Honorable Dale, there are infinite number of balance forces present on platform frame. They are not doing any work in any inertial frame & loose energy in any frame. Other wise whole system dies down automatically.

You should actually calculate it sometime and see. Your intuition is wrong here. This is why it is important to do homework problems.

Just consider only cart, Force applied on it in horizontal direction is force applied by old man & that unbalance force create acceleration, displacement on platform.
This force is only responsible for change in state of motion of body(cart) on platform.

Yes. For the cart the force from the man is the only force responsible for the change in the state of motion. You can see that by drawing the free body diagram.

So what is the change in the KE of the cart? In the ground frame the initial KE is $0.5 m 0^2 = 0$, and the final KE is $0.5 m (\Delta v)^2$ so the change in KE is $0.5 m (\Delta v)^2 = F \Delta x$

In the train frame the initial KE of the cart is $0.5 m v^2$ and the final KE is $0.5 m (v+\Delta v)^2$ so the change in KE is $0.5 m (v+\Delta v)^2-0.5 m v^2 = 0.5 m (\Delta v)^2 + m v \Delta v = F \Delta x + F v \Delta t = F (\Delta x + v \Delta t)$

As you said, the force of the man on the cart is the only force responsible for changing that state of motion. Therefore the force of the man is the one that did work $F(\Delta x + v\Delta t)$, which is the total displacement in the train frame as I described in my previous post.

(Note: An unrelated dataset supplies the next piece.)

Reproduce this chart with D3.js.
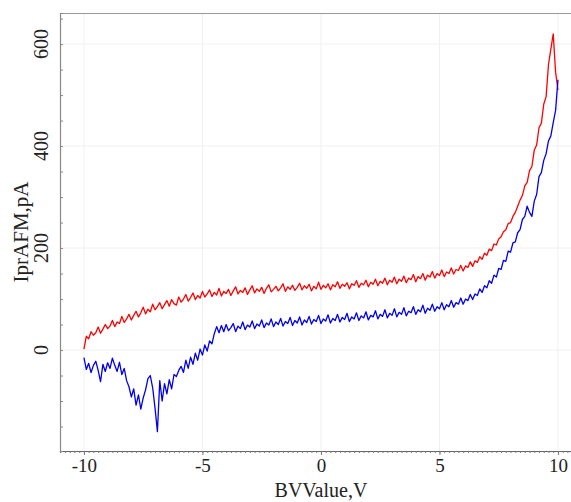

Your suggested method for calculating the "work" violates the conservation of energy because the cart gains more KE than the "work" done on it.

That force is only doing work & making old man tired.

If you want to determine the "tiredness" of the man then you obviously need to consider the forces acting on the man rather than the ones acting on the cart. It is obviously insufficient to consider only the forces acting on the cart when making conclusions about the man.

 

[Dale]

Since the OP is clearly not interested in learning, and since this thread has become repetitive, and since this thread is about a mistake in Newtonian physics rather than relativity, it is now closed.